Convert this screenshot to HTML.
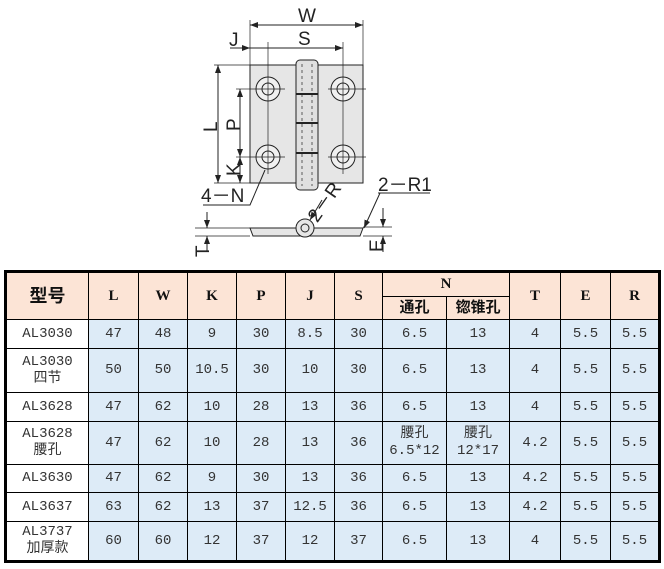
<!DOCTYPE html>
<html><head><meta charset="utf-8"><style>
body{margin:0;width:664px;height:569px;background:#fff;position:relative;overflow:hidden;font-family:"Liberation Mono","Noto Serif CJK SC",monospace;}
svg{position:absolute;left:0;top:0}
table{position:absolute;left:4px;top:270px;border-collapse:collapse;border:3px solid #000;table-layout:fixed}
td{border:1px solid #000;text-align:center;font-size:14px;color:#333;padding:0;line-height:17px;background:#ddebf7}
td.m{background:#fff}
tr.h td{background:#fce4d6;font-weight:bold;color:#111;font-size:15px;font-family:"Liberation Serif",serif}
.cj{font-family:"Liberation Mono","Noto Sans CJK SC",sans-serif}
tr.h td.cj{font-family:"Liberation Serif","Noto Sans CJK SC",sans-serif}
</style></head><body>
<svg width="664" height="270" viewBox="0 0 664 270" font-family="Liberation Sans, sans-serif" fill="none" stroke="#222" stroke-width="1">
<defs><marker id="a" markerWidth="8" markerHeight="6" refX="8" refY="3" orient="auto-start-reverse"><path d="M0,0 L8,3 L0,6z" fill="#222" stroke="none"/></marker></defs>
<rect x="250" y="65" width="113" height="118" fill="#e6e6e6"/>
<rect x="296" y="60" width="22" height="130" rx="4" fill="#e0e0e0"/>
<line x1="296" y1="94" x2="318" y2="94" stroke-width="2"/><line x1="296" y1="123" x2="318" y2="123" stroke-width="2"/><line x1="296" y1="153" x2="318" y2="153" stroke-width="2"/>
<g stroke-dasharray="3,3" stroke-width="0.7"><line x1="302" y1="64" x2="302" y2="186"/><line x1="312" y1="64" x2="312" y2="186"/></g>
<g fill="#f0f0f0"><circle cx="268" cy="89" r="12"/><circle cx="343" cy="89" r="12"/><circle cx="268" cy="157" r="12"/><circle cx="343" cy="157" r="12"/></g>
<g><circle cx="268" cy="89" r="6"/><circle cx="343" cy="89" r="6"/><circle cx="268" cy="157" r="6"/><circle cx="343" cy="157" r="6"/></g>
<g stroke-width="0.7"><line x1="250" y1="89" x2="285" y2="89"/><line x1="328" y1="89" x2="366" y2="89"/><line x1="250" y1="157" x2="285" y2="157"/><line x1="328" y1="157" x2="366" y2="157"/>
<line x1="268" y1="42" x2="268" y2="174"/><line x1="343" y1="42" x2="343" y2="174"/>
<line x1="250" y1="20" x2="250" y2="65"/><line x1="363" y1="20" x2="363" y2="65"/>
<line x1="214" y1="65" x2="250" y2="65"/><line x1="214" y1="183" x2="250" y2="183"/><line x1="236" y1="89" x2="250" y2="89"/><line x1="236" y1="157" x2="250" y2="157"/></g>
<line x1="250" y1="25" x2="363" y2="25" marker-start="url(#a)" marker-end="url(#a)"/>
<line x1="230" y1="48" x2="343" y2="48" marker-end="url(#a)"/><line x1="232" y1="48" x2="250" y2="48" marker-end="url(#a)"/>
<line x1="218" y1="65" x2="218" y2="183" marker-start="url(#a)" marker-end="url(#a)"/>
<line x1="240" y1="89" x2="240" y2="157" marker-start="url(#a)" marker-end="url(#a)"/>
<line x1="240" y1="157" x2="240" y2="183" marker-start="url(#a)" marker-end="url(#a)"/>
<polyline points="203,205 250,205 265,170" />
<g fill="#222" stroke="none" font-size="19">
<text x="298" y="22">W</text><text x="298" y="45">S</text><text x="229" y="46">J</text>
<text x="204" y="131" transform="rotate(-90 211 125)">L</text><text x="228" y="131" transform="rotate(-90 234 125)">P</text><text x="228" y="176" transform="rotate(-90 234 170)">K</text>
<text x="201" y="202">4－N</text><text x="378" y="191">2－R1</text>
<text x="304" y="222" transform="rotate(-55 312 210)">2－R</text>
<text x="196" y="256" transform="rotate(-90 203 250)">T</text><text x="370" y="251" transform="rotate(-90 377 245)">E</text>
</g>
<polygon points="250,228 363,228 360,236 253,236" fill="#e6e6e6"/>
<circle cx="305" cy="228" r="9" fill="#e6e6e6"/><circle cx="305" cy="228" r="4"/>
<polyline points="378,193 430,193"/><line x1="380" y1="193" x2="364" y2="228" marker-end="url(#a)"/>
<line x1="322" y1="200" x2="310" y2="220" marker-end="url(#a)"/>
<g stroke-width="0.7"><line x1="195" y1="228" x2="250" y2="228"/><line x1="195" y1="236" x2="250" y2="236"/><line x1="363" y1="227" x2="392" y2="227"/><line x1="363" y1="236" x2="392" y2="236"/></g>
<line x1="207" y1="212" x2="207" y2="228" marker-end="url(#a)"/><line x1="207" y1="252" x2="207" y2="236" marker-end="url(#a)"/>
<line x1="383" y1="208" x2="383" y2="227" marker-end="url(#a)"/><line x1="383" y1="252" x2="383" y2="236" marker-end="url(#a)"/>
</svg>
<table>
<colgroup><col style="width:83px"><col style="width:50px"><col style="width:49px"><col style="width:49px"><col style="width:49px"><col style="width:49px"><col style="width:48px"><col style="width:64px"><col style="width:63px"><col style="width:51px"><col style="width:50px"><col style="width:49px"></colgroup>
<tr class="h" style="height:25px"><td rowspan="2" class="cj" style="font-size:18px">型号</td><td rowspan="2">L</td><td rowspan="2">W</td><td rowspan="2">K</td><td rowspan="2">P</td><td rowspan="2">J</td><td rowspan="2">S</td><td colspan="2">N</td><td rowspan="2">T</td><td rowspan="2">E</td><td rowspan="2">R</td></tr>
<tr class="h" style="height:23px"><td class="cj">通孔</td><td class="cj">锪锥孔</td></tr>
<tr style="height:29px"><td class="m">AL3030</td><td>47</td><td>48</td><td>9</td><td>30</td><td>8.5</td><td>30</td><td>6.5</td><td>13</td><td>4</td><td>5.5</td><td>5.5</td></tr>
<tr style="height:44px"><td class="m cj">AL3030<br>四节</td><td>50</td><td>50</td><td>10.5</td><td>30</td><td>10</td><td>30</td><td>6.5</td><td>13</td><td>4</td><td>5.5</td><td>5.5</td></tr>
<tr style="height:29px"><td class="m">AL3628</td><td>47</td><td>62</td><td>10</td><td>28</td><td>13</td><td>36</td><td>6.5</td><td>13</td><td>4</td><td>5.5</td><td>5.5</td></tr>
<tr style="height:43px"><td class="m cj">AL3628<br>腰孔</td><td>47</td><td>62</td><td>10</td><td>28</td><td>13</td><td>36</td><td class="cj">腰孔<br>6.5*12</td><td class="cj">腰孔<br>12*17</td><td>4.2</td><td>5.5</td><td>5.5</td></tr>
<tr style="height:28px"><td class="m">AL3630</td><td>47</td><td>62</td><td>9</td><td>30</td><td>13</td><td>36</td><td>6.5</td><td>13</td><td>4.2</td><td>5.5</td><td>5.5</td></tr>
<tr style="height:29px"><td class="m">AL3637</td><td>63</td><td>62</td><td>13</td><td>37</td><td>12.5</td><td>36</td><td>6.5</td><td>13</td><td>4.2</td><td>5.5</td><td>5.5</td></tr>
<tr style="height:40px"><td class="m cj">AL3737<br>加厚款</td><td>60</td><td>60</td><td>12</td><td>37</td><td>12</td><td>37</td><td>6.5</td><td>13</td><td>4</td><td>5.5</td><td>5.5</td></tr>
</table>
</body></html>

◆ ◆ ◆ ◆ ◆ ◆ ◆

[WRITTEN TASK] Extract the full listing above verbatim; pictures are to be left out of the copy.

[SOLVED EXERCISE]
Convert this screenshot to HTML.
<!DOCTYPE html>
<html><head><meta charset="utf-8"><style>
body{margin:0;width:664px;height:569px;background:#fff;position:relative;overflow:hidden;font-family:"Liberation Mono","Noto Serif CJK SC",monospace;}
svg{position:absolute;left:0;top:0}
table{position:absolute;left:4px;top:270px;border-collapse:collapse;border:3px solid #000;table-layout:fixed}
td{border:1px solid #000;text-align:center;font-size:14px;color:#333;padding:0;line-height:17px;background:#ddebf7}
td.m{background:#fff}
tr.h td{background:#fce4d6;font-weight:bold;color:#111;font-size:15px;font-family:"Liberation Serif",serif}
.cj{font-family:"Liberation Mono","Noto Sans CJK SC",sans-serif}
tr.h td.cj{font-family:"Liberation Serif","Noto Sans CJK SC",sans-serif}
</style></head><body>
<svg width="664" height="270" viewBox="0 0 664 270" font-family="Liberation Sans, sans-serif" fill="none" stroke="#222" stroke-width="1">
<defs><marker id="a" markerWidth="8" markerHeight="6" refX="8" refY="3" orient="auto-start-reverse"><path d="M0,0 L8,3 L0,6z" fill="#222" stroke="none"/></marker></defs>
<rect x="250" y="65" width="113" height="118" fill="#e6e6e6"/>
<rect x="296" y="60" width="22" height="130" rx="4" fill="#e0e0e0"/>
<line x1="296" y1="94" x2="318" y2="94" stroke-width="2"/><line x1="296" y1="123" x2="318" y2="123" stroke-width="2"/><line x1="296" y1="153" x2="318" y2="153" stroke-width="2"/>
<g stroke-dasharray="3,3" stroke-width="0.7"><line x1="302" y1="64" x2="302" y2="186"/><line x1="312" y1="64" x2="312" y2="186"/></g>
<g fill="#f0f0f0"><circle cx="268" cy="89" r="12"/><circle cx="343" cy="89" r="12"/><circle cx="268" cy="157" r="12"/><circle cx="343" cy="157" r="12"/></g>
<g><circle cx="268" cy="89" r="6"/><circle cx="343" cy="89" r="6"/><circle cx="268" cy="157" r="6"/><circle cx="343" cy="157" r="6"/></g>
<g stroke-width="0.7"><line x1="250" y1="89" x2="285" y2="89"/><line x1="328" y1="89" x2="366" y2="89"/><line x1="250" y1="157" x2="285" y2="157"/><line x1="328" y1="157" x2="366" y2="157"/>
<line x1="268" y1="42" x2="268" y2="174"/><line x1="343" y1="42" x2="343" y2="174"/>
<line x1="250" y1="20" x2="250" y2="65"/><line x1="363" y1="20" x2="363" y2="65"/>
<line x1="214" y1="65" x2="250" y2="65"/><line x1="214" y1="183" x2="250" y2="183"/><line x1="236" y1="89" x2="250" y2="89"/><line x1="236" y1="157" x2="250" y2="157"/></g>
<line x1="250" y1="25" x2="363" y2="25" marker-start="url(#a)" marker-end="url(#a)"/>
<line x1="230" y1="48" x2="343" y2="48" marker-end="url(#a)"/><line x1="232" y1="48" x2="250" y2="48" marker-end="url(#a)"/>
<line x1="218" y1="65" x2="218" y2="183" marker-start="url(#a)" marker-end="url(#a)"/>
<line x1="240" y1="89" x2="240" y2="157" marker-start="url(#a)" marker-end="url(#a)"/>
<line x1="240" y1="157" x2="240" y2="183" marker-start="url(#a)" marker-end="url(#a)"/>
<polyline points="203,205 250,205 265,170" />
<g fill="#222" stroke="none" font-size="19">
<text x="298" y="22">W</text><text x="298" y="45">S</text><text x="229" y="46">J</text>
<text x="204" y="131" transform="rotate(-90 211 125)">L</text><text x="228" y="131" transform="rotate(-90 234 125)">P</text><text x="228" y="176" transform="rotate(-90 234 170)">K</text>
<text x="201" y="202">4－N</text><text x="378" y="191">2－R1</text>
<text x="304" y="222" transform="rotate(-55 312 210)">2－R</text>
<text x="196" y="256" transform="rotate(-90 203 250)">T</text><text x="370" y="251" transform="rotate(-90 377 245)">E</text>
</g>
<polygon points="250,228 363,228 360,236 253,236" fill="#e6e6e6"/>
<circle cx="305" cy="228" r="9" fill="#e6e6e6"/><circle cx="305" cy="228" r="4"/>
<polyline points="378,193 430,193"/><line x1="380" y1="193" x2="364" y2="228" marker-end="url(#a)"/>
<line x1="322" y1="200" x2="310" y2="220" marker-end="url(#a)"/>
<g stroke-width="0.7"><line x1="195" y1="228" x2="250" y2="228"/><line x1="195" y1="236" x2="250" y2="236"/><line x1="363" y1="227" x2="392" y2="227"/><line x1="363" y1="236" x2="392" y2="236"/></g>
<line x1="207" y1="212" x2="207" y2="228" marker-end="url(#a)"/><line x1="207" y1="252" x2="207" y2="236" marker-end="url(#a)"/>
<line x1="383" y1="208" x2="383" y2="227" marker-end="url(#a)"/><line x1="383" y1="252" x2="383" y2="236" marker-end="url(#a)"/>
</svg>
<table>
<colgroup><col style="width:83px"><col style="width:50px"><col style="width:49px"><col style="width:49px"><col style="width:49px"><col style="width:49px"><col style="width:48px"><col style="width:64px"><col style="width:63px"><col style="width:51px"><col style="width:50px"><col style="width:49px"></colgroup>
<tr class="h" style="height:25px"><td rowspan="2" class="cj" style="font-size:18px">型号</td><td rowspan="2">L</td><td rowspan="2">W</td><td rowspan="2">K</td><td rowspan="2">P</td><td rowspan="2">J</td><td rowspan="2">S</td><td colspan="2">N</td><td rowspan="2">T</td><td rowspan="2">E</td><td rowspan="2">R</td></tr>
<tr class="h" style="height:23px"><td class="cj">通孔</td><td class="cj">锪锥孔</td></tr>
<tr style="height:29px"><td class="m">AL3030</td><td>47</td><td>48</td><td>9</td><td>30</td><td>8.5</td><td>30</td><td>6.5</td><td>13</td><td>4</td><td>5.5</td><td>5.5</td></tr>
<tr style="height:44px"><td class="m cj">AL3030<br>四节</td><td>50</td><td>50</td><td>10.5</td><td>30</td><td>10</td><td>30</td><td>6.5</td><td>13</td><td>4</td><td>5.5</td><td>5.5</td></tr>
<tr style="height:29px"><td class="m">AL3628</td><td>47</td><td>62</td><td>10</td><td>28</td><td>13</td><td>36</td><td>6.5</td><td>13</td><td>4</td><td>5.5</td><td>5.5</td></tr>
<tr style="height:43px"><td class="m cj">AL3628<br>腰孔</td><td>47</td><td>62</td><td>10</td><td>28</td><td>13</td><td>36</td><td class="cj">腰孔<br>6.5*12</td><td class="cj">腰孔<br>12*17</td><td>4.2</td><td>5.5</td><td>5.5</td></tr>
<tr style="height:28px"><td class="m">AL3630</td><td>47</td><td>62</td><td>9</td><td>30</td><td>13</td><td>36</td><td>6.5</td><td>13</td><td>4.2</td><td>5.5</td><td>5.5</td></tr>
<tr style="height:29px"><td class="m">AL3637</td><td>63</td><td>62</td><td>13</td><td>37</td><td>12.5</td><td>36</td><td>6.5</td><td>13</td><td>4.2</td><td>5.5</td><td>5.5</td></tr>
<tr style="height:40px"><td class="m cj">AL3737<br>加厚款</td><td>60</td><td>60</td><td>12</td><td>37</td><td>12</td><td>37</td><td>6.5</td><td>13</td><td>4</td><td>5.5</td><td>5.5</td></tr>
</table>
</body></html>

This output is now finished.